═════ TASK INPUTS ═════
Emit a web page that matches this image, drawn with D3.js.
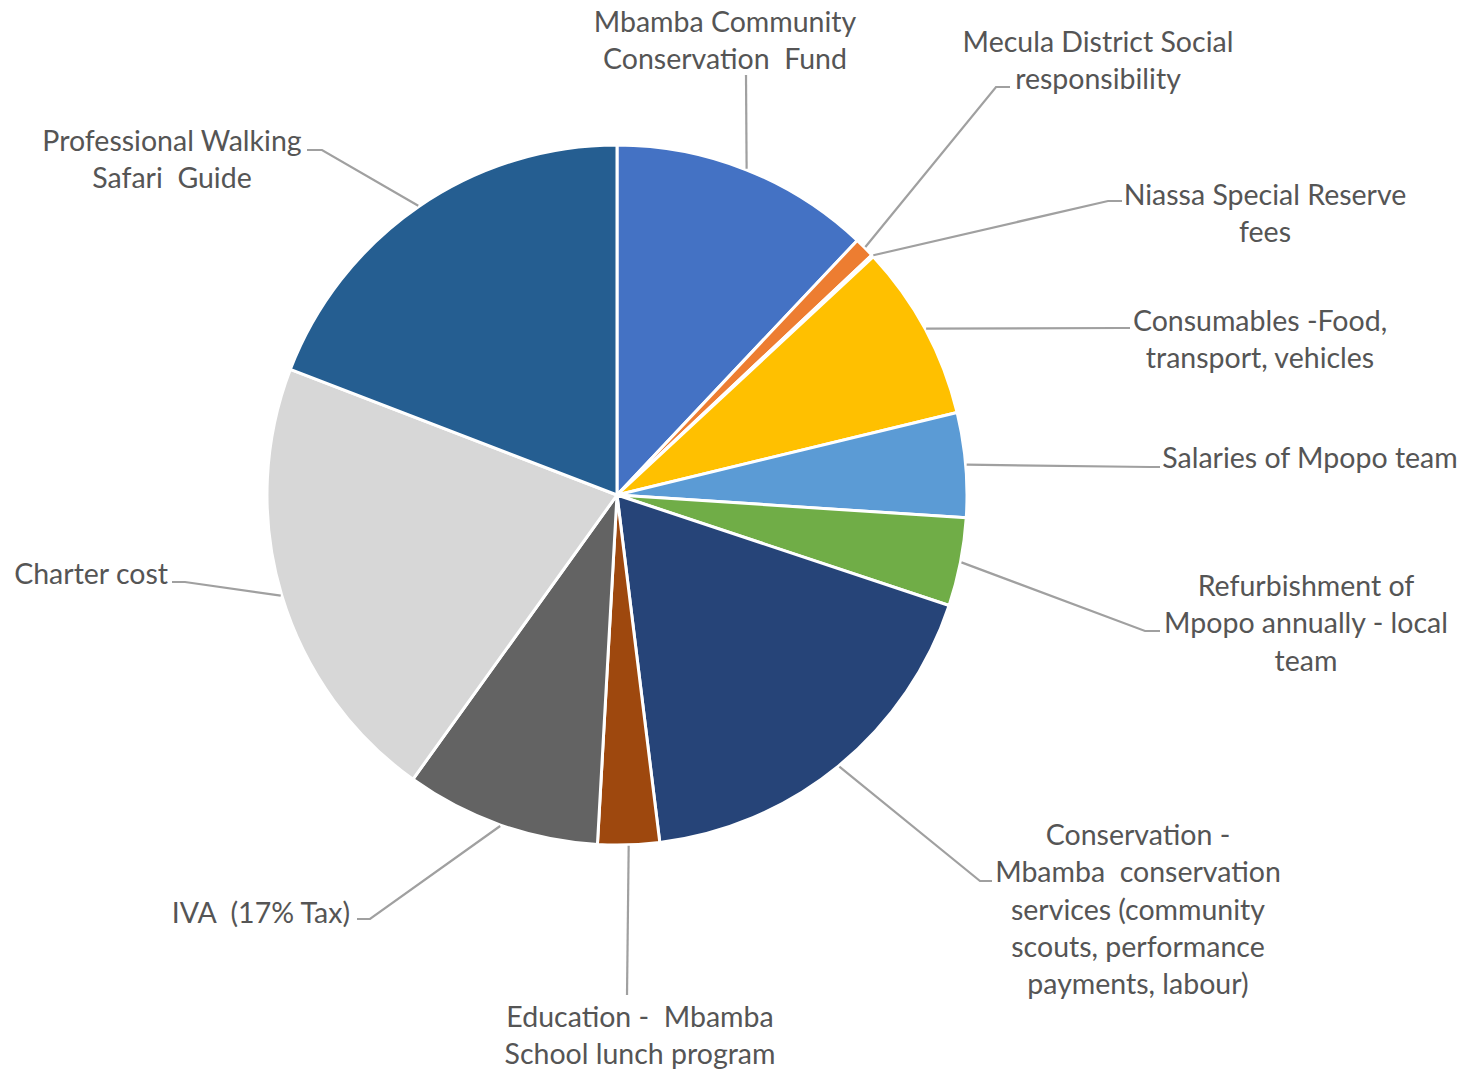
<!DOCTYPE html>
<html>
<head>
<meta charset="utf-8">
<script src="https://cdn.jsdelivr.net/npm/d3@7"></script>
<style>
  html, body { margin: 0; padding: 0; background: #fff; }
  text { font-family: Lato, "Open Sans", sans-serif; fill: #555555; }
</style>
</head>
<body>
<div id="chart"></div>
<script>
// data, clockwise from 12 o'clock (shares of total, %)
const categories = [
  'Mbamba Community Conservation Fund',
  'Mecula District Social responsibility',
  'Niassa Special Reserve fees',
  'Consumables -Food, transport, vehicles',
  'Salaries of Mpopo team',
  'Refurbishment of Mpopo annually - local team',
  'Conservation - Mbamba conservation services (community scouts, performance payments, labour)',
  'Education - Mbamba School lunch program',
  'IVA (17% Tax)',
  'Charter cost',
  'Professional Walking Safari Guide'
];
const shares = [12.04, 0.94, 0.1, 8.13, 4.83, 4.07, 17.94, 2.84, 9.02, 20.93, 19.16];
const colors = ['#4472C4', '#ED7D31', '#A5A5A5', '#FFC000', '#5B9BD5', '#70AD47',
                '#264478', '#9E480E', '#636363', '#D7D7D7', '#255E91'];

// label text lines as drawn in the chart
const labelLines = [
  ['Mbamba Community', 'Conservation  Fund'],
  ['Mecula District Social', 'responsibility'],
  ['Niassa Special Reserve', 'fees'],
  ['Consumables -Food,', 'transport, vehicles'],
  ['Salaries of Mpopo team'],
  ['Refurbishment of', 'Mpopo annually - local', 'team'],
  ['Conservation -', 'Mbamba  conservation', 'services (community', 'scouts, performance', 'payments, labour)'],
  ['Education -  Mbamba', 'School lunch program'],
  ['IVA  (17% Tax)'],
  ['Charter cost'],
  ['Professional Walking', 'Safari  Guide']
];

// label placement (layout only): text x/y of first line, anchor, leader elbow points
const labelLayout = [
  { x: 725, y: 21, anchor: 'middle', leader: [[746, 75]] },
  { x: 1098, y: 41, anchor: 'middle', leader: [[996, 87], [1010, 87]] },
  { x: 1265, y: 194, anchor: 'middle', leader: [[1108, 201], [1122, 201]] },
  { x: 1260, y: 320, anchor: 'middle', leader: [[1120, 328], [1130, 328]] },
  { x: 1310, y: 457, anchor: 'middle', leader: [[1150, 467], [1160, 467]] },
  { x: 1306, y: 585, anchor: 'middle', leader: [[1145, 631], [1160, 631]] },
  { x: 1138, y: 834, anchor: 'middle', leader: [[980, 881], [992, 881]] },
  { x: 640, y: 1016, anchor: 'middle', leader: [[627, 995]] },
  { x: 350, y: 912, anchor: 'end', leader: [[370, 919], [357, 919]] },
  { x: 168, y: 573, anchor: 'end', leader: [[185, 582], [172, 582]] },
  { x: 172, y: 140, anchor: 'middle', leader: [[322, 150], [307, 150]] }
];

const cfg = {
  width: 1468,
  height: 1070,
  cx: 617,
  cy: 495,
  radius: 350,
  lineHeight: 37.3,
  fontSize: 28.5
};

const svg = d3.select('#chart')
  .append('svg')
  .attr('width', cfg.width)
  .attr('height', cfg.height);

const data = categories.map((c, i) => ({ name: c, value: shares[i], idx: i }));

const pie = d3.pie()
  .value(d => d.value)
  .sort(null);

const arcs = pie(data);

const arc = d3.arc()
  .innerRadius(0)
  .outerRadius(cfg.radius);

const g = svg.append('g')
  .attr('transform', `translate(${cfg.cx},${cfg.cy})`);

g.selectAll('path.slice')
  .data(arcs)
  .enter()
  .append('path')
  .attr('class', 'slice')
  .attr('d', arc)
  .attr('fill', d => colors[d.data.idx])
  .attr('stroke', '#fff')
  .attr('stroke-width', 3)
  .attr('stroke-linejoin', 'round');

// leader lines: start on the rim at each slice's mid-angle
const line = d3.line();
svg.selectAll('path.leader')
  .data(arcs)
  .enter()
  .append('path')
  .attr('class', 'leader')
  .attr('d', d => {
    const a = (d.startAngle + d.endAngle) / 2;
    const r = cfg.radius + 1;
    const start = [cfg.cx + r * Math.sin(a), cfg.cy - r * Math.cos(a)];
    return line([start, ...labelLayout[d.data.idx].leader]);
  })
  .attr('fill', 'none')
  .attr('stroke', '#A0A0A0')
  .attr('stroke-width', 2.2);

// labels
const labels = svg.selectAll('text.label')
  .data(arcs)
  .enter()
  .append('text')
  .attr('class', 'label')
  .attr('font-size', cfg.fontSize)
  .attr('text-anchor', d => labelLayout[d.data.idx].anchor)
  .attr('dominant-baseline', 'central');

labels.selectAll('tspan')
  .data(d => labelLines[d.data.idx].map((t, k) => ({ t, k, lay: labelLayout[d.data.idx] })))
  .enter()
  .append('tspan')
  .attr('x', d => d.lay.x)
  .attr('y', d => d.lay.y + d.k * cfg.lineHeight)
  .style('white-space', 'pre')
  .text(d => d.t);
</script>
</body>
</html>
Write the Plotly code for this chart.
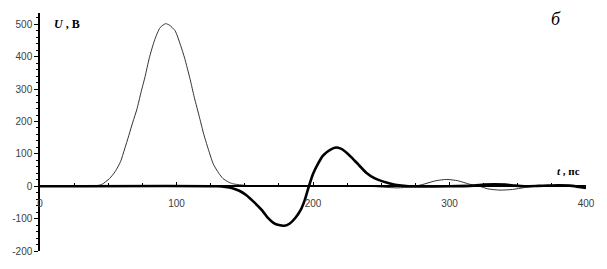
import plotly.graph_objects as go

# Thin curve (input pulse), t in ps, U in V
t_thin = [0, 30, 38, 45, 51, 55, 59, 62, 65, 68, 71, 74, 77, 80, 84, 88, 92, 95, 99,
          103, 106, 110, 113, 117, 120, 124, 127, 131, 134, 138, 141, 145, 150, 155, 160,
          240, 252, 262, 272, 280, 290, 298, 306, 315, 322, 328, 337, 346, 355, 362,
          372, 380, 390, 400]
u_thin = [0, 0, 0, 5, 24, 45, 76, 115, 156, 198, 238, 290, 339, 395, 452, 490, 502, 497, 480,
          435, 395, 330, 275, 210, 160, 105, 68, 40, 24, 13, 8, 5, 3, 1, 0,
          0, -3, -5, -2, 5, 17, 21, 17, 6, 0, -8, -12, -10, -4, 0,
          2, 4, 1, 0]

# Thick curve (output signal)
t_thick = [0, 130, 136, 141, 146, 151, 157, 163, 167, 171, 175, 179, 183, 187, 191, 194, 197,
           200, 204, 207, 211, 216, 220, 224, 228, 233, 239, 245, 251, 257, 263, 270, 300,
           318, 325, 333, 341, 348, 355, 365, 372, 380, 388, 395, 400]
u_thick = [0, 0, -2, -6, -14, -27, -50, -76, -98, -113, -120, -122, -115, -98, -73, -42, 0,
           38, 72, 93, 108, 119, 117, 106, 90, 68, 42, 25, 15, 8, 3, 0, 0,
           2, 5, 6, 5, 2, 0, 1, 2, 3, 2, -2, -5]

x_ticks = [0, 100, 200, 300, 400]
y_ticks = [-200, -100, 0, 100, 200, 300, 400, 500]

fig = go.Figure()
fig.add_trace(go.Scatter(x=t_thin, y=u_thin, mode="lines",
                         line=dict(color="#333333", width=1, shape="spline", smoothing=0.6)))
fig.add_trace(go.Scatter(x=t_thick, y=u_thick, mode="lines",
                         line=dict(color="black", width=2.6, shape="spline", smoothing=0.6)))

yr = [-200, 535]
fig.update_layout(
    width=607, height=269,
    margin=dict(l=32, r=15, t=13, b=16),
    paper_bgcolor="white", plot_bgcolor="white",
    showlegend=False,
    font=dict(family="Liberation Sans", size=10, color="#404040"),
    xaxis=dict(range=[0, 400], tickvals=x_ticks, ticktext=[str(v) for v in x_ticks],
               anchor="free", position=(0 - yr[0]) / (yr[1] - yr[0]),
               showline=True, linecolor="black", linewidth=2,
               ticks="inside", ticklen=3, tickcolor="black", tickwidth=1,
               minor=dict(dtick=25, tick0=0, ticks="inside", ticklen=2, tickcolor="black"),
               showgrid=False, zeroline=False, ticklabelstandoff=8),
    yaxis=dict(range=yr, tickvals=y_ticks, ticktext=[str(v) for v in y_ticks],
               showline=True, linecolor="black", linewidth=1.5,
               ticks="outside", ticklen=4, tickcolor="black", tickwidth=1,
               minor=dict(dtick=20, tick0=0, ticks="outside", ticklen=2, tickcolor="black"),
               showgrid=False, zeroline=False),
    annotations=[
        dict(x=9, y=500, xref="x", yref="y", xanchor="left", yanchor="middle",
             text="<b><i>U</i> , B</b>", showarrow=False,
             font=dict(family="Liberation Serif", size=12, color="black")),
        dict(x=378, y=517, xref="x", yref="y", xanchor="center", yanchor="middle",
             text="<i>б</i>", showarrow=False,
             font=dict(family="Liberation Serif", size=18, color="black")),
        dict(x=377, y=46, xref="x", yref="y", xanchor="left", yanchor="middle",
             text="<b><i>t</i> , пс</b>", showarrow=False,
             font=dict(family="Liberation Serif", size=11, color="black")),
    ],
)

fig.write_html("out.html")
═════
═════ TASK INPUTS ═════
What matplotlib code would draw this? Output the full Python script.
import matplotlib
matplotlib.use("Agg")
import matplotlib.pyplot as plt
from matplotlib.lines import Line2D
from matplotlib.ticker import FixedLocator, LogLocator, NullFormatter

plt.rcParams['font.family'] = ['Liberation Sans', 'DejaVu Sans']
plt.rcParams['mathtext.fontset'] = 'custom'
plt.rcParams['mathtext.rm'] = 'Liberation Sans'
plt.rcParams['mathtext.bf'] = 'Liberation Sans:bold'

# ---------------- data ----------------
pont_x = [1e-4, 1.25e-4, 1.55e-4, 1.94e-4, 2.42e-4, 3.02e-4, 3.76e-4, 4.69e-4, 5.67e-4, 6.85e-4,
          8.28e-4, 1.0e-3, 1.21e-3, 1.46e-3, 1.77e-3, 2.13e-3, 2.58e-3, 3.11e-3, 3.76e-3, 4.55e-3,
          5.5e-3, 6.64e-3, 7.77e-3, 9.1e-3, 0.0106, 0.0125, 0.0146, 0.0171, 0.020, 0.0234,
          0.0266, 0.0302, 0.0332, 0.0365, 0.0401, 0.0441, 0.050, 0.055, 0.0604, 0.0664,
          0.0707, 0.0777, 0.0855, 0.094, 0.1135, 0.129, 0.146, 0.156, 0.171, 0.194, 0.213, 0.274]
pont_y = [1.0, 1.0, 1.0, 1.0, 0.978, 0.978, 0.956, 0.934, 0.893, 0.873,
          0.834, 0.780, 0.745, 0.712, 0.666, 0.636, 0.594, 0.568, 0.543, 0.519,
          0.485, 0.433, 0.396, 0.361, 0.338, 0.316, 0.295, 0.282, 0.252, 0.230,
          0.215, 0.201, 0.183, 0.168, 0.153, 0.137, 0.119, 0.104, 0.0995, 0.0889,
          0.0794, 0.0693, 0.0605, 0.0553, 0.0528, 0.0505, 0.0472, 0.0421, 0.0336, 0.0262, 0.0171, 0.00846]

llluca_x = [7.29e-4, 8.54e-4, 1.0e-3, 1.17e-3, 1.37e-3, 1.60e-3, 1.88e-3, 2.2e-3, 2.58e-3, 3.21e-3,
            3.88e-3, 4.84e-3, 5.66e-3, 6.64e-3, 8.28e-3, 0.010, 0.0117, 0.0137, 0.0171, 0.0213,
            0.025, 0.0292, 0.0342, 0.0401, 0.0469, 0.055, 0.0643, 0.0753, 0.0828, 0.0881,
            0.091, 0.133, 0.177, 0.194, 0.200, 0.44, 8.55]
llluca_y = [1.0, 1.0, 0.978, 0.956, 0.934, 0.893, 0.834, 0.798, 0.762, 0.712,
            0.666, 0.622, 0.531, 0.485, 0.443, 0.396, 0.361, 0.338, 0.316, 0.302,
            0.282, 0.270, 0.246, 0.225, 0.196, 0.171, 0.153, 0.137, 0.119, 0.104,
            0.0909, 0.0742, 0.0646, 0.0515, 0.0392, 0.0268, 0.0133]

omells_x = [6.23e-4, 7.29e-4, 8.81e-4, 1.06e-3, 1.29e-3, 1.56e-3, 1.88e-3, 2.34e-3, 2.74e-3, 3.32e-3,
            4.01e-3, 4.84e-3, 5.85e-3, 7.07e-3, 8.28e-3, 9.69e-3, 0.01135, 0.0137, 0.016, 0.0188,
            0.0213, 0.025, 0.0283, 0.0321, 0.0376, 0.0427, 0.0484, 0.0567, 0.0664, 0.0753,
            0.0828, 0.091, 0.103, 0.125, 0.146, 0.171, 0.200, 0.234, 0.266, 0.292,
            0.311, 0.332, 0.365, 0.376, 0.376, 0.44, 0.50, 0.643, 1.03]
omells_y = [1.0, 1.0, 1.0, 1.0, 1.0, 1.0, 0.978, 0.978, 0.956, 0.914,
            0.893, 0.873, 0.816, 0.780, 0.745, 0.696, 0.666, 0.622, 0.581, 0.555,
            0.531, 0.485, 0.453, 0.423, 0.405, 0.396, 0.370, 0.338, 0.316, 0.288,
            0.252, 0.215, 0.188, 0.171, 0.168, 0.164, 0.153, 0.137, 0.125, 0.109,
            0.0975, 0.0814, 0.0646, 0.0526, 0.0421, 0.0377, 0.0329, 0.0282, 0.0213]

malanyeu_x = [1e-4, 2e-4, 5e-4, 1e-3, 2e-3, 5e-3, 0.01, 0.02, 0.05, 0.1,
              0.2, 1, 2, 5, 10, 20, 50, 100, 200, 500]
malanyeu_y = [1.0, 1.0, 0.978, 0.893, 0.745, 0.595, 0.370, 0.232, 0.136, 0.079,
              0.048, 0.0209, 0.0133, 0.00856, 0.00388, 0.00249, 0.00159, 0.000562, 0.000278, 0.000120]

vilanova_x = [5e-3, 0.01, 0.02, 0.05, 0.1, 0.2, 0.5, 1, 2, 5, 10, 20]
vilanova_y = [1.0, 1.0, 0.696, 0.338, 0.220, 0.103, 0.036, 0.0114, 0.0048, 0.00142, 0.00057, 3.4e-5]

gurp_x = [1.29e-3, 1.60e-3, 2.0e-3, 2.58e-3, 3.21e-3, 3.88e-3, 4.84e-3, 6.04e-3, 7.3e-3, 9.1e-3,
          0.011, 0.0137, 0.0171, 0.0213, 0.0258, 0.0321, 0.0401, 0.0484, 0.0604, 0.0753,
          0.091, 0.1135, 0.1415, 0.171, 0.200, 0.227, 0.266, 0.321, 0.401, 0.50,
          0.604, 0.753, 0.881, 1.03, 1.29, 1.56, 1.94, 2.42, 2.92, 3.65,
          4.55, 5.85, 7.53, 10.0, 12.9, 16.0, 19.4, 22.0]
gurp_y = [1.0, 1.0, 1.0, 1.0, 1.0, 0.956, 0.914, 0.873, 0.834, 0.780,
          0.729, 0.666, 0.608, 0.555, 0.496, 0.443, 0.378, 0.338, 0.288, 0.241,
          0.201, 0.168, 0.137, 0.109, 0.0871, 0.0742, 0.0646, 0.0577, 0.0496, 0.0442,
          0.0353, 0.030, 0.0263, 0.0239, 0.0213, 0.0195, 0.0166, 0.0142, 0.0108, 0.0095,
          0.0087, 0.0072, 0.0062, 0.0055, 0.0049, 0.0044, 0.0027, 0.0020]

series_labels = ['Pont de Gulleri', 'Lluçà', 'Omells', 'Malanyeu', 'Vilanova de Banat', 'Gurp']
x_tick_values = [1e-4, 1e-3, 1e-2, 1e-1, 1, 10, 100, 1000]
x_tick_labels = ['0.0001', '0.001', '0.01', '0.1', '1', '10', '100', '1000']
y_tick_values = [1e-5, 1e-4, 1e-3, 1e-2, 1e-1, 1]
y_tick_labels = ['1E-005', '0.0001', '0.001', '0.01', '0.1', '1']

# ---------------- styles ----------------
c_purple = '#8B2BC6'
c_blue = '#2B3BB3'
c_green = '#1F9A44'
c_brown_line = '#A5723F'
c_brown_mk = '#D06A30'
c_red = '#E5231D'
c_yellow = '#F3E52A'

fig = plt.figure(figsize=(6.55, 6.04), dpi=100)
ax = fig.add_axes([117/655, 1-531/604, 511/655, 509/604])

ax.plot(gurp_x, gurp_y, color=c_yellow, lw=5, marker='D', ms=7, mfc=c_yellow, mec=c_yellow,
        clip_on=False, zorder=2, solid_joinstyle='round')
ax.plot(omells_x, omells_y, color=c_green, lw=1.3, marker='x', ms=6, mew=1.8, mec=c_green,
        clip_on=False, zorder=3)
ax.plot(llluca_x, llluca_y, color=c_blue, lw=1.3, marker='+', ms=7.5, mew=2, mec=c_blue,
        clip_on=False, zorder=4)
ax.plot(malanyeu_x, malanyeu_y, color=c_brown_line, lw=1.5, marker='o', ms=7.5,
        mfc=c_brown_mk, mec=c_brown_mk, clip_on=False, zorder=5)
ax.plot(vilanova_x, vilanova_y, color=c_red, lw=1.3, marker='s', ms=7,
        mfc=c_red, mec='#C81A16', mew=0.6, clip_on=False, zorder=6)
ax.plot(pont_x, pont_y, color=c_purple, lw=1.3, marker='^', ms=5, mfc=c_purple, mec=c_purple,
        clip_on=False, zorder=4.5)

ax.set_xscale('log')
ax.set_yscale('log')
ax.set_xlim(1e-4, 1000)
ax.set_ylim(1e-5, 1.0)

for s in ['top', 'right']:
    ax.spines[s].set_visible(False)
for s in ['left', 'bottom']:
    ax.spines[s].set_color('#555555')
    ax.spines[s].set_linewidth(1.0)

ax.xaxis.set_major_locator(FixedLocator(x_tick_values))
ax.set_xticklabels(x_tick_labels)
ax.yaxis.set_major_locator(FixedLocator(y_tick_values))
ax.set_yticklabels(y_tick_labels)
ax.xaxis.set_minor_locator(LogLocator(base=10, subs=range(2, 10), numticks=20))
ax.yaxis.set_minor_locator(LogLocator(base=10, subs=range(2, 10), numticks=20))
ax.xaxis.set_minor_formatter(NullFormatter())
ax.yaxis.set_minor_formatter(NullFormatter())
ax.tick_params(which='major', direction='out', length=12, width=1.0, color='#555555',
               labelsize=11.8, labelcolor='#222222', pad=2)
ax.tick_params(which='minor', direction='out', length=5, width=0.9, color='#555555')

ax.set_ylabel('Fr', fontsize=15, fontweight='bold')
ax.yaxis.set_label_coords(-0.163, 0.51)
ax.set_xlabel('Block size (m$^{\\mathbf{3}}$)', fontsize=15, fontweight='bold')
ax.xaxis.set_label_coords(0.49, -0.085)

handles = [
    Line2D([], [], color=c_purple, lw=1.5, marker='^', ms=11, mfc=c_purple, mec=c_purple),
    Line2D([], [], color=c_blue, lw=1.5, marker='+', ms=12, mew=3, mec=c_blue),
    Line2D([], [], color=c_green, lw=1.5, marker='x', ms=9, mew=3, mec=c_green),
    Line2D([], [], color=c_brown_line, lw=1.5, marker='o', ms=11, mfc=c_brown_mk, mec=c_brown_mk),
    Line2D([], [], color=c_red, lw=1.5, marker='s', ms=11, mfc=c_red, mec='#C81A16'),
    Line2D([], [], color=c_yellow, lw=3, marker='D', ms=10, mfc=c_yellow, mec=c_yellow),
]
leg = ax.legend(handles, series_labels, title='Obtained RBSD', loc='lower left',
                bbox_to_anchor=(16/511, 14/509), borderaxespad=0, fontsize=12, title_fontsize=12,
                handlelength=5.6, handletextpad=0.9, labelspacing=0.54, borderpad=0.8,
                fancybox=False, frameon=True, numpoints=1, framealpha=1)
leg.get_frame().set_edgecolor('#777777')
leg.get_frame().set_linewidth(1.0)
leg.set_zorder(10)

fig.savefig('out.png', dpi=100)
═════
═════ TASK INPUTS ═════
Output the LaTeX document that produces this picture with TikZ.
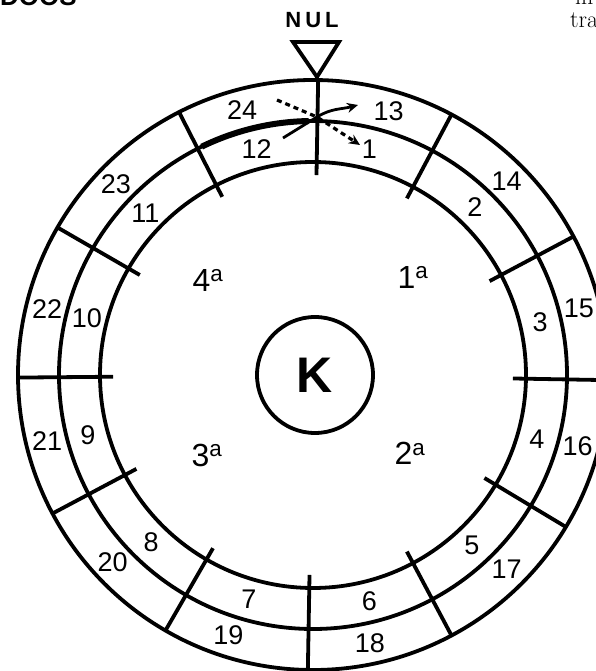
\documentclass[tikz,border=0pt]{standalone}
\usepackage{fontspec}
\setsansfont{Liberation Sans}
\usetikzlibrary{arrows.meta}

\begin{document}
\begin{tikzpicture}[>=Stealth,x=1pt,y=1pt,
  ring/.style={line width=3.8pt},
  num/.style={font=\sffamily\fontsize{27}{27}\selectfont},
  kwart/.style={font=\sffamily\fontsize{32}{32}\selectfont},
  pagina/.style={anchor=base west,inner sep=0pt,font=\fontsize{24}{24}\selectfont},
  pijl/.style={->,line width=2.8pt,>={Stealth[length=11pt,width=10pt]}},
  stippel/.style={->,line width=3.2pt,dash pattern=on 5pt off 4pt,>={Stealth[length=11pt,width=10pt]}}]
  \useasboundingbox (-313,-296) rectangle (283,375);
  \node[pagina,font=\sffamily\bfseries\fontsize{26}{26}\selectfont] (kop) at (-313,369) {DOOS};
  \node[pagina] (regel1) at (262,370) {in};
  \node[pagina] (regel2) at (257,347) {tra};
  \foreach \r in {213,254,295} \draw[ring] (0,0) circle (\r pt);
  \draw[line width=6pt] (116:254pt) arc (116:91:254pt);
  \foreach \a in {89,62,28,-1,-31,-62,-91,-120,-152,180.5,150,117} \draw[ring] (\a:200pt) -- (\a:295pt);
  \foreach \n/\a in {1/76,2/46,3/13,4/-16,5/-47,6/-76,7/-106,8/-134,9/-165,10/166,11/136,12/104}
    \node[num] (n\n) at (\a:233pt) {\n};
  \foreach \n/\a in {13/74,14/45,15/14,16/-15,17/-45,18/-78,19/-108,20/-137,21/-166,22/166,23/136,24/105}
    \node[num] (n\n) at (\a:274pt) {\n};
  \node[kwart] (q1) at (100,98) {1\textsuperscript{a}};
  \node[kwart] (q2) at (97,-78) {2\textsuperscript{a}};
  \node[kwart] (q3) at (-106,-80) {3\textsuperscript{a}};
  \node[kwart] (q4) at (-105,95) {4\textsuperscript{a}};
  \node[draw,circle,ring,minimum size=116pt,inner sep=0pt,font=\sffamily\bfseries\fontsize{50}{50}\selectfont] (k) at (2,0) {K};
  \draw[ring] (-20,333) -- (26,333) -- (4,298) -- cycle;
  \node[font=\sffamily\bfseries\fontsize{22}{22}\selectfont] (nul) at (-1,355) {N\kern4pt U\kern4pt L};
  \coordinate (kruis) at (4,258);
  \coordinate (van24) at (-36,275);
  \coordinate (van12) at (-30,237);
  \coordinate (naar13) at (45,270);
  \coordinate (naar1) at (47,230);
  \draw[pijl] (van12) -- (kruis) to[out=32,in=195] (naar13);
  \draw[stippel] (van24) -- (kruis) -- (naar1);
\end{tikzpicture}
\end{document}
═════
_TASK:_ Only the number is wanted: how many lines in the entries above contain the string "matplotlib"?

_FINAL ANSWER:_ 6